Other disadvantages of y500 are that 
1) we are not sure about the availabilty of the ultrbay in India.
2) Adding a second GC would heat up the lappy too much, since its designed for 1 gc... also remember that the power drwn would be more and may impact the laptop battery.
3) Since this is the first of the gaming series lappy from lenovo, I am not sure about how well they are designed for keeping the lappy cool. The keypad is generic too.

Regarding the series 7, its a good sugesstion but I heard that the samsung 7 series lappys have, heating issues. BTW is the GTX 675m a rebranded 580M?


----------



## sanemate (Mar 21, 2013)

The Ultrabay is not available in India and many other countries. But there are ways to get it from USA. Also, the ultrabay GPU comes with an inbuilt fan too, that should keep the heat down a little I guess. Regarding the battery, people in forums with SLI in laptops suggest to game without the battery.



Bhargav Simha said:


> Other disadvantages of y500 are that
> 1) we are not sure about the availabilty of the ultrbay in India.
> 2) Adding a second GC would heat up the lappy too much, since its designed for 1 gc... also remember that the power drwn would be more and may impact the laptop battery.
> 3) Since this is the first of the gaming series lappy from lenovo, I am not sure about how well they are designed for keeping the lappy cool.

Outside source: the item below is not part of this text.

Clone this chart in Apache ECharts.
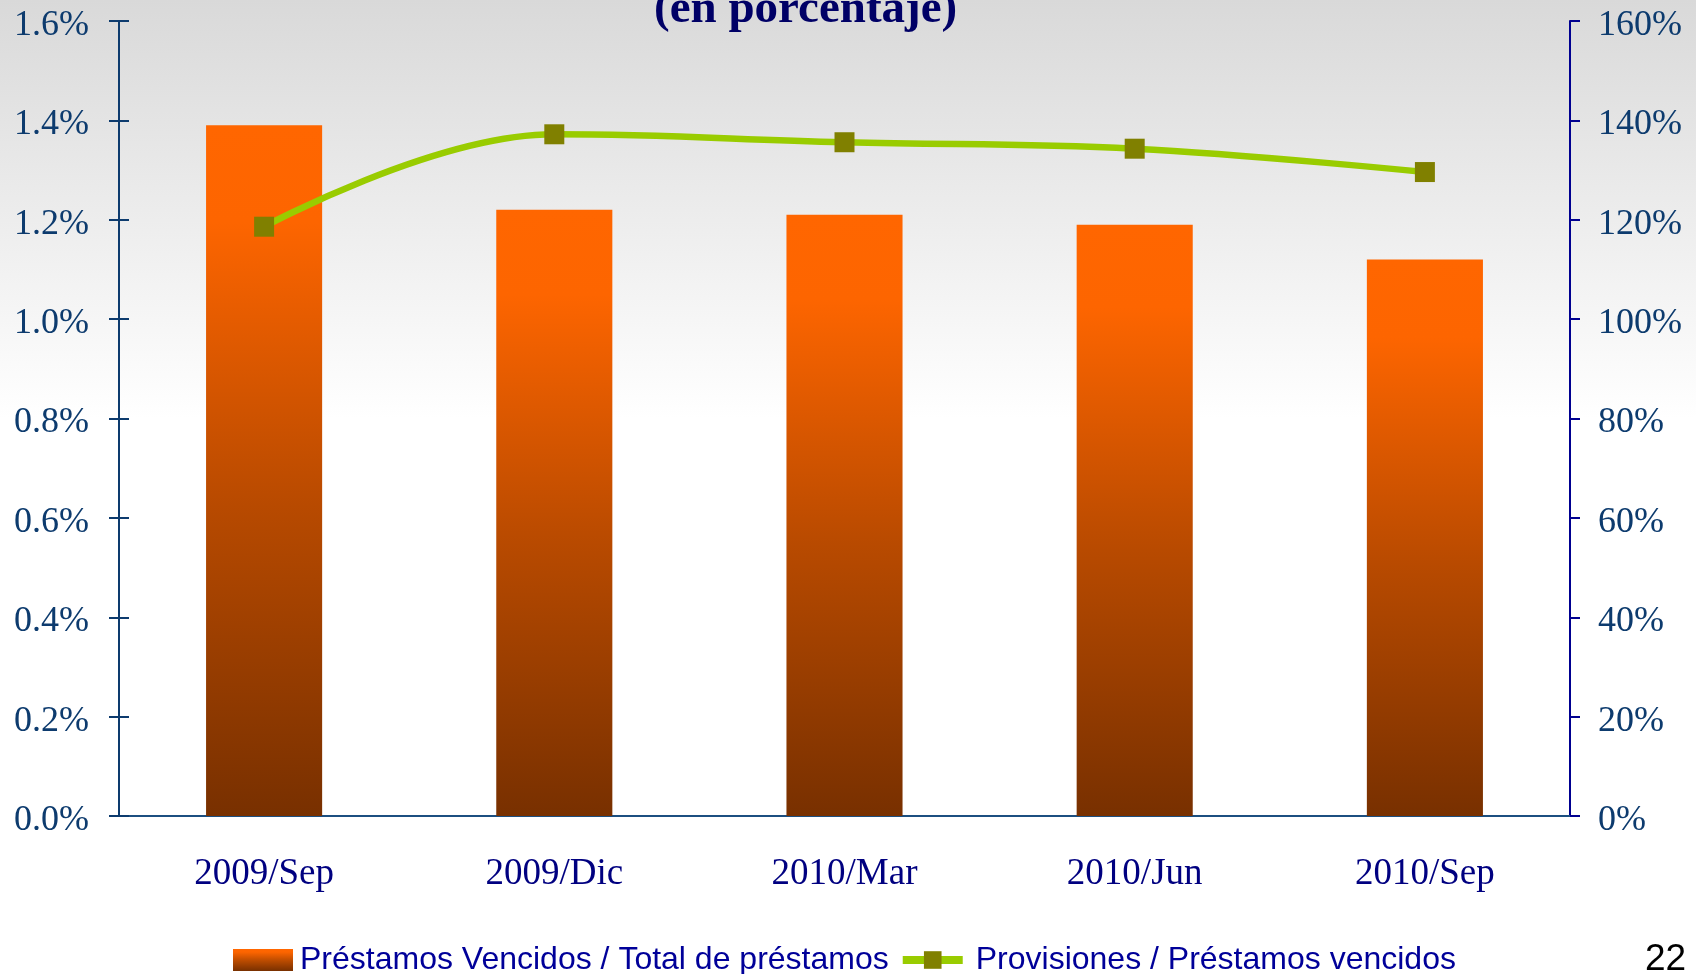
<!DOCTYPE html>
<html>
<head>
<meta charset="utf-8">
<title>Préstamos vencidos y provisiones</title>
<script src="https://cdn.jsdelivr.net/npm/echarts@6/dist/echarts.min.js"></script>
<style>
  html, body { margin: 0; padding: 0; }
  #chart { width: 1696px; height: 974px; }
</style>
</head>
<body>
<div id="chart"></div>
<script>
// categorías del eje x
const categories = ["2009/Sep", "2009/Dic", "2010/Mar", "2010/Jun", "2010/Sep"];
// Préstamos Vencidos / Total de préstamos (%)
const vencidosRatio = [1.39, 1.22, 1.21, 1.19, 1.12];
// Provisiones / Préstamos vencidos (%)
const provisionesRatio = [118.6, 137.2, 135.6, 134.3, 129.6];
// nombres de las series
const seriesNames = ["Préstamos Vencidos / Total de préstamos", "Provisiones / Préstamos vencidos"];

const serif = "'Liberation Serif', 'Times New Roman', serif";
const sans = "'Liberation Sans', Arial, sans-serif";

const myChart = echarts.init(document.getElementById("chart"));

const option = {
  animation: false,
  // fondo gris degradado hacia blanco
  backgroundColor: {
    type: "linear",
    x: 0, y: 0, x2: 0, y2: 1,
    colorStops: [
      { offset: 0, color: "#d9d9d9" },
      { offset: 0.43, color: "#ffffff" },
      { offset: 1, color: "#ffffff" },
    ],
  },
  grid: {
    left: 119,
    right: 126,
    top: 21,
    bottom: 158,
    outerBoundsMode: "none",
  },
  legend: {
    top: 939,
    left: 228,
    itemWidth: 60,
    itemHeight: 22,
    itemGap: 10,
    textStyle: { fontFamily: sans, fontSize: 32, color: "#000099", padding: [0, 0, 0, 2] },
    data: [
      { name: seriesNames[0], icon: "rect" },
      {
        name: seriesNames[1],
        lineStyle: { width: 8 },
        textStyle: { fontFamily: sans, fontSize: 32, color: "#000099", padding: [0, 0, 0, 8] },
      },
    ],
  },
  graphic: [
    // subtítulo cortado en la parte superior
    {
      type: "text",
      left: 654,
      top: -14,
      style: {
        text: "(en porcentaje)",
        font: "bold 47px " + serif,
        fill: "#000066",
      },
    },
    // número de página
    {
      type: "text",
      left: 1645,
      top: 941,
      style: {
        text: "22",
        font: "37px " + sans,
        fill: "#000000",
      },
    },
  ],
  xAxis: [
    {
      type: "category",
      position: "bottom",
      data: categories,
      axisLine: { lineStyle: { color: "#1c4f80", width: 2 } },
      axisTick: { length: 11, lineStyle: { color: "#1c4f80", width: 2 } },
      axisLabel: { margin: 40, fontFamily: serif, fontSize: 37, color: "#000080" },
    },
    // copia para que las marcas crucen el eje
    {
      type: "category",
      position: "bottom",
      data: categories,
      axisLine: { show: false },
      axisTick: { inside: true, length: 11, lineStyle: { color: "#1c4f80", width: 2 } },
      axisLabel: { show: false },
    },
  ],
  yAxis: [
    {
      type: "value",
      position: "left",
      min: 0,
      max: 1.6,
      interval: 0.2,
      splitLine: { show: false },
      axisLine: { show: true, lineStyle: { color: "#0d3b6e", width: 2 } },
      axisTick: { show: true, length: 10, lineStyle: { color: "#0d3b6e", width: 2 } },
      axisLabel: {
        margin: 30,
        fontFamily: serif,
        fontSize: 36,
        color: "#0d3b6e",
        verticalAlign: "top",
        lineHeight: 9,
        formatter: (v) => v.toFixed(1) + "%",
      },
    },
    {
      type: "value",
      position: "right",
      min: 0,
      max: 160,
      interval: 20,
      splitLine: { show: false },
      axisLine: { show: true, lineStyle: { color: "#000090", width: 2 } },
      axisTick: { show: true, length: 10, lineStyle: { color: "#000090", width: 2 } },
      axisLabel: {
        margin: 28,
        fontFamily: serif,
        fontSize: 36,
        color: "#0d3b6e",
        verticalAlign: "top",
        lineHeight: 9,
        formatter: (v) => v + "%",
      },
    },
    // copia del eje izquierdo con marcas hacia dentro
    {
      type: "value",
      position: "left",
      min: 0,
      max: 1.6,
      interval: 0.2,
      splitLine: { show: false },
      axisLine: { show: false },
      axisTick: { show: true, inside: true, length: 10, lineStyle: { color: "#0d3b6e", width: 2 } },
      axisLabel: { show: false },
    },
  ],
  series: [
    {
      name: seriesNames[0],
      type: "bar",
      yAxisIndex: 0,
      barWidth: "40%",
      data: vencidosRatio,
      itemStyle: {
        color: {
          type: "linear",
          x: 0, y: 0, x2: 0, y2: 1,
          colorStops: [
            { offset: 0, color: "#ff6600" },
            { offset: 0.14, color: "#fd6500" },
            { offset: 0.55, color: "#b84a00" },
            { offset: 1, color: "#783000" },
          ],
        },
      },
    },
    {
      name: seriesNames[1],
      type: "line",
      yAxisIndex: 1,
      smooth: 0.4,
      data: provisionesRatio,
      symbol: "rect",
      symbolSize: 20,
      lineStyle: { color: "#99cc00", width: 6.5 },
      itemStyle: { color: "#808000" },
      z: 5,
    },
  ],
};

myChart.setOption(option);
</script>
</body>
</html>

The keypad is generic too.
> ...


----------



## The Incinerator (Mar 22, 2013)

rixon.d9 said:


> People over here are not concerned with Money like Indians, So I except you to get high end laptpos.




Thats why we call them "MUK MAFI"   ....... ask the expats what does that mean.........!


----------



## Bhargav Simha (Mar 22, 2013)

Just googled it Muk mafi – n* b****! 
^^Didnt want to spoil your game


----------



## nitheeshr (Mar 24, 2013)

sanemate said:


> Just wondering, why not buy the Y500 and buy the extra GT 650m? Will come under 80k in total. 2 years warranty + ADP. 650m in SLI surpasses the 670m GTX
> Disadvantages of doing so :
> 1. smaller screen (but that may be good, portability)
> 2. Marginally lower processor
> ...



this one looks perfect..


----------



## AshutoshAlex24 (Mar 25, 2013)

Asus g75vw at 77k in US???really??then how much would Asus g55vw cost in US??


----------



## Bhargav Simha (Mar 25, 2013)

Seems to be around 60k in newegg.. may find for better price in online stores like tigerdirect.com, USA or bestbuy etc


----------



## nitheeshr (Mar 25, 2013)

Bhargav Simha said:


> Seems to be around 60k in newegg.. may find for better price in online stores like tigerdirect.com, USA or bestbuy etc


if ur looking for asus laptops, tigerdirect.com and amazon.com are their direct resellers..


----------